Gli Yes hanno fatto la storia del prog rock mondiale, anche senza avere mai avuto più di tanto l'attenzione dei media.
A Firenze, abbiamo vissuto una serata splendida sul palco: Steve Howe (chitarra); Alan White (batteria); Geoff Downes (tastiere); Jon Davison (voce); Billy Sherwood (basso) ovvero gli Yes di oggi, che hanno scaldato a dovere l'Obihall fiorentino. Una scaletta ben definita, in quanto questo tour (che sta riscuotendo un ottimo numero di presenze agli show), è nato per suonare dal vivo due album della loro discografia "Fragile" del 1971 e "Drama" del 1980.
I due album sono stati eseguiti come è il trend odierno, con le canzoni che rispettano la linea del vinile.
Il fatto che non ci sia la sorpresa ho sempre pensato che fosse un lato negativo di questi show, ma spesso incontriamo ai concerti gente che riesce perfettamente ad immergersi in questo mare conosciuto di note.
La serata inizia con l'album "Drama", disco che al suo interno nasconde svariate perle, tra queste: "Does it really happen", oltre a "Machine Messiah" o "Into the lens (I am the camera)".
I presenti apprezzano di buon grado lo spettacolo proposto e rispondono con applausi sinceri al termine di ogni canzone. Gli Yes, anche se per ovvi motivi non in formazione originale, ammaliano, conquistano, scaldano, e soprattutto, permettono al pubblico presente, di entrare a pieno regime nel loro mondo progressive.
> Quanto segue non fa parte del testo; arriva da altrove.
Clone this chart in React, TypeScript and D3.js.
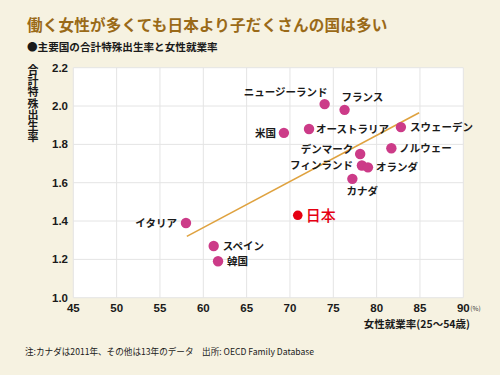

La bellezza della musica di questa leggendaria band è tanto così dall'essere vicina alla musica classica.
"Drama" è un album che per molto tempo non è stato apprezzato a dovere, anzi criticato molto dai fans più veri della band, ritenuto a torto: commerciale, forse per la presenza di un singolo come "Does it really happen" che se ascoltato in formato 45 giri, diventa una canzone pop anche se di alta classe, ma ascoltando la versione album, che dura circa dieci minuti, si ha invece la sensazione vera e propria della bellezza del disco.
Colpisce la voce di Jon Davison, molto più simile di quanto si possa sperare a quella del leggendario leader e fondatore della band Jon Anderson.
Dopo un intervallo di venti minuti, si riparte con due sorprese che non fanno parte di "Drama" e neppure di "Fragile", ecco infatti che in sequenza arrivano "Going for the one" e soprattutto "Owner of a lonely heart" estratta dal fortunatissimo "90125" il loro The big one, come viene annunciata da Steve Howe.
A questo punto tutti in piedi come giustamente la band merita e si entra a pieno regime di nuovo nel mondo prog degli Yes con la seconda parte dello show e l'esecuzine dell'album "Fragile", sicuramente molto più amato di "Drama". Si comincia con Steve Howe e la sua acustica e da lì è il tripudio; gli spettatori presenti partecipano allo show, la band è perfetta e canzoni come "Roundabout", "Heart of the sunrise" e "America", prendono forma e vigore donando ancora una volta che quel non so che di folle e mistico, che solo il progressive rock vero, sa dare ai propri fans. Grazie Yes.